Griet is increasingly fascinated by Vermeer’s paintings, and the artist discovers that Griet has an eye for art – no doubt due to her father’s trade as a tile-painter – and secretly asks her to run errands and perform tasks for him, such as mixing his paints and acting as a substitute model. Griet arouses the suspicions of Catharina, the artist’s wife, but Vermeer’s mother-in-law, Maria Thins (an interesting person in her own right), recognizes that the girl’s presence has a steadying effect on her son-in-law and connives at the domestic arrangements that allow her to devote more time to his service. Eventually, after a lot of soap-operatic intrigue and slow-as-molasses-in-January plotting, the young Griet is finally granted immortality when Vermeer makes her the girl with the pearl earring and paints her portrait, after ages of wading through this book.

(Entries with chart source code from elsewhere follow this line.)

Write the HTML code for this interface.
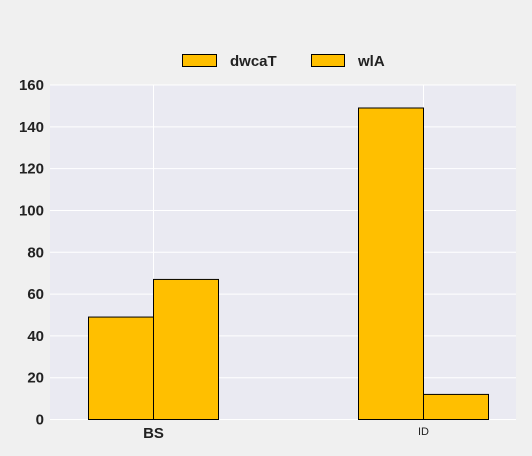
<!DOCTYPE html>
<html><head><meta charset="utf-8"><style>
body{margin:0;background:#f0f0f0;}
svg{display:block;font-family:"Liberation Sans",sans-serif;}
</style></head><body>
<svg id="c" width="532" height="456">
<rect x="50" y="85" width="466" height="334.5" fill="#eaeaf2"/>
<g id="grid"></g><g id="bars"></g><g id="axes"></g>
<g>
<rect x="182.5" y="54.5" width="34" height="12" fill="#ffbf00" stroke="#000"/>
<text x="230" y="66" font-size="15" font-weight="bold" fill="#222">dwcaT</text>
<rect x="311.5" y="54.5" width="33" height="12" fill="#ffbf00" stroke="#000"/>
<text x="358" y="66" font-size="15" font-weight="bold" fill="#222">wlA</text>
</g>
</svg>
<script>
const categories=["BS","ID"];
const seriesDwcaT=[49,149];
const seriesWlA=[67,12];
const yTicks=[0,20,40,60,80,100,120,140,160];
const NS="http://www.w3.org/2000/svg";
const x0=50,x1=516,yTop=85,yBot=419.5,yMax=160;
const y=v=>yBot-(v/yMax)*(yBot-yTop);
const cx=i=>153.5+i*270;
const bw=65;
function mk(t,a,p){const e=document.createElementNS(NS,t);for(const k in a)e.setAttribute(k,a[k]);p.appendChild(e);return e;}
const grid=document.getElementById('grid'),bars=document.getElementById('bars'),axes=document.getElementById('axes');
yTicks.forEach(v=>{
 const l=mk('line',{x1:x0,x2:x1,y1:y(v),y2:y(v),stroke:'#fff','stroke-width':1},grid);
 
 
 const t=mk('text',{x:44,y:y(v)+5,'text-anchor':'end','font-size':15,'font-weight':'bold',fill:'#222'},axes);
 t.textContent=v;
 
 
});
categories.forEach((c,i)=>{
 const l=mk('line',{x1:cx(i),x2:cx(i),y1:yTop,y2:yBot,stroke:'#fff','stroke-width':1},grid);
 
 
 [[seriesDwcaT,-bw,'dwcat'],[seriesWlA,0,'wla']].forEach(([s,off,n])=>{
  const r=mk('rect',{x:cx(i)+off,y:y(s[i]),width:bw,height:yBot-y(s[i]),fill:'#ffbf00',stroke:'#000','stroke-width':1},bars);
  
  
 });
 const t=mk('text',{x:cx(i),y:i==0?438:435,'text-anchor':'middle','font-size':i==0?15:11,'font-weight':i==0?'bold':'normal',fill:'#222'},axes);
 t.textContent=c;
 
 
});
</script>
</body></html>
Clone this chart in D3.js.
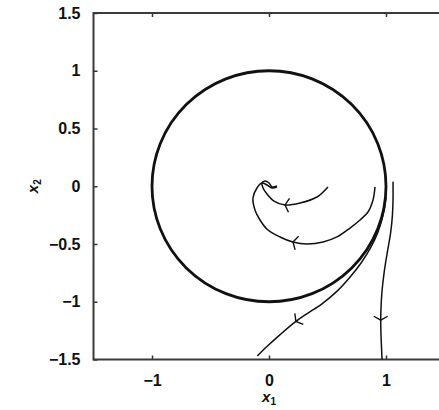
<!DOCTYPE html>
<html>
<head>
<meta charset="utf-8">
<script src="https://cdn.jsdelivr.net/npm/d3@7"></script>
<style>
  html, body { margin: 0; padding: 0; background: #fff; }
  svg { display: block; }
  .tick text { font-family: "Liberation Sans", Arial, sans-serif; font-weight: bold; font-size: 16px; fill: #111; }
  .tick line { stroke: #333; stroke-width: 1.5; }
</style>
</head>
<body>
<svg id="chart" width="439" height="410"></svg>
<script>
// Axis ticks
const xTickValues = [-1, 0, 1];
const xTickLabels = ["\u22121", "0", "1"];
const yTickValues = [-1.5, -1, -0.5, 0, 0.5, 1, 1.5];
const yTickLabels = ["\u22121.5", "\u22121", "\u22120.5", "0", "0.5", "1", "1.5"];

// Limit cycle (unit circle)
const cycleCenter = [0, 0];
const cycleRadius = 1;

// Trajectories [x1, x2], listed in the direction of motion
const trajInner = [
  [0.504, -0.006], [0.41, -0.093], [0.265, -0.145], [0.137, -0.162],
  [0.043, -0.128], [-0.017, -0.067], [-0.051, -0.015], [-0.06, 0.028],
  [-0.034, 0.045], [0.0, 0.028], [0.026, -0.006], [0.068, 0.002]
];
const trajMiddle = [
  [0.906, -0.006], [0.889, -0.119], [0.846, -0.223], [0.778, -0.292],
  [0.692, -0.362], [0.581, -0.439], [0.462, -0.483], [0.325, -0.5],
  [0.205, -0.483], [0.094, -0.439], [-0.009, -0.379], [-0.077, -0.292],
  [-0.12, -0.206], [-0.137, -0.102], [-0.103, -0.015], [-0.06, 0.028],
  [-0.017, 0.011], [0.026, -0.015], [0.068, -0.006]
];
const trajOuter = [
  [1.0, -0.10], [0.975, -0.25], [0.93, -0.40], [0.87, -0.53],
  [0.79, -0.66], [0.69, -0.79], [0.58, -0.91], [0.45, -1.02],
  [0.33, -1.10], [0.23, -1.17], [0.10, -1.28], [-0.02, -1.39], [-0.10, -1.47]
];
const trajRight = [
  [1.06, 0.04], [1.06, -0.12], [1.055, -0.25], [1.04, -0.40],
  [1.01, -0.58], [0.985, -0.74], [0.965, -0.92], [0.957, -1.06],
  [0.955, -1.16], [0.957, -1.28], [0.962, -1.40], [0.966, -1.5]
];
// Index of the point on each trajectory that carries a direction arrow
const arrowIndex = { inner: 3, middle: 8, outer: 9, right: 8 };

const svg = d3.select("#chart");
const x = d3.scaleLinear().domain([-1.5, 1.5]).range([93.5, 444.5]);
const y = d3.scaleLinear().domain([-1.5, 1.5]).range([359.5, 13]);

// Axes with inward ticks
const gx = svg.append("g").attr("transform", `translate(0,${y(-1.5)})`)
  .call(d3.axisBottom(x).tickValues(xTickValues).tickFormat((d, i) => xTickLabels[i])
    .tickSizeInner(-4).tickSizeOuter(0).tickPadding(15));
const gxTop = svg.append("g").attr("transform", `translate(0,${y(1.5)})`)
  .call(d3.axisTop(x).tickValues(xTickValues).tickFormat("")
    .tickSizeInner(-4).tickSizeOuter(0));
const gy = svg.append("g").attr("transform", `translate(${x(-1.5)},0)`)
  .call(d3.axisLeft(y).tickValues(yTickValues).tickFormat((d, i) => yTickLabels[i])
    .tickSizeInner(-4).tickSizeOuter(0).tickPadding(13));
[gx, gxTop, gy].forEach(g => g.select(".domain").remove());

// Frame
svg.append("rect")
  .attr("x", x(-1.5)).attr("y", y(1.5))
  .attr("width", x(1.5) - x(-1.5)).attr("height", y(-1.5) - y(1.5))
  .attr("fill", "none").attr("stroke", "#3a3a3a").attr("stroke-width", 2);

// Limit cycle
svg.append("ellipse")
  .attr("cx", x(cycleCenter[0])).attr("cy", y(cycleCenter[1]))
  .attr("rx", x(cycleRadius) - x(0)).attr("ry", y(0) - y(cycleRadius))
  .attr("fill", "none").attr("stroke", "#111").attr("stroke-width", 2.8);

const line = d3.line().x(d => x(d[0])).y(d => y(d[1])).curve(d3.curveCatmullRom.alpha(0.5));

function drawTrajectory(pts, ai) {
  svg.append("path").datum(pts).attr("d", line)
    .attr("fill", "none").attr("stroke", "#111").attr("stroke-width", 1.5);
  const p = pts[ai], a = pts[ai - 1], b = pts[ai + 1];
  const dx = x(b[0]) - x(a[0]), dy = y(b[1]) - y(a[1]);
  const ang = Math.atan2(dy, dx);
  const px = x(p[0]), py = y(p[1]);
  const len = 8, spread = 1.05;
  const b1 = [px - len * Math.cos(ang - spread), py - len * Math.sin(ang - spread)];
  const b2 = [px - len * Math.cos(ang + spread), py - len * Math.sin(ang + spread)];
  svg.append("path")
    .attr("d", `M${b1[0]},${b1[1]}L${px},${py}L${b2[0]},${b2[1]}`)
    .attr("fill", "none").attr("stroke", "#111").attr("stroke-width", 1.4);
}
drawTrajectory(trajInner, arrowIndex.inner);
drawTrajectory(trajMiddle, arrowIndex.middle);
drawTrajectory(trajOuter, arrowIndex.outer);
drawTrajectory(trajRight, arrowIndex.right);

// Axis titles
const titleFont = "'Liberation Sans', Arial, sans-serif";
const xt = svg.append("text").attr("x", x(0)).attr("y", 402)
  .attr("text-anchor", "middle").attr("font-family", titleFont).attr("font-size", 15)
  .attr("font-weight", "bold").attr("fill", "#111");
xt.append("tspan").attr("font-style", "italic").text("x");
xt.append("tspan").attr("font-size", 10).attr("dy", 3).text("1");

const yt = svg.append("text").attr("transform", `translate(38,${y(0)}) rotate(-90)`)
  .attr("text-anchor", "middle").attr("font-family", titleFont).attr("font-size", 15)
  .attr("font-weight", "bold").attr("fill", "#111");
yt.append("tspan").attr("font-style", "italic").text("x");
yt.append("tspan").attr("font-size", 10).attr("dy", 3).text("2");
</script>
</body>
</html>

As I said, I saw the movie first and thought it your typical Masterpiece Theatresque costume drama: not bad by any stretch, but moving to its own rhythm, which was sssslllloooowwww. Well, guess what? The movie followed the book very closely in that, plodding along as if something is about to happen but never really does and the domesticity of everything adds nothing to the tale and goodgoda’mighty will something happen PLEASE. Griet is a rather pompous, priggish young woman with an overinflated sense of her own position in society and far too calculating for the persona she is supposed to be, but at least there’s something there, as nearly everyone else was without any substance. Vermeer is very cold, almost mute, and there is no clue to his thoughts at all; he just comes and goes as if he’s in a trance. Catharina, his wife, is one-dimensionally nasty; while the children, Griet’s family and the other maid are stock characters (the bully, the good child, the baby, the threatened co-worker, the poor but proud parents, etc.). About the only real personalities are Vermeer’s mother-in-law (I actually liked Maria Thins best; she seemed to have some three dimensionality) and the butcher’s son who courts Griet.

I’m sure it must be difficult to make art interesting, to describe on paper the creative process and what goes on in the artist’s mind as he is working, but Chevalier doesn’t even try: describing one non-event after another does not a novel make. Not a bad book by any stretch, just rather pointless.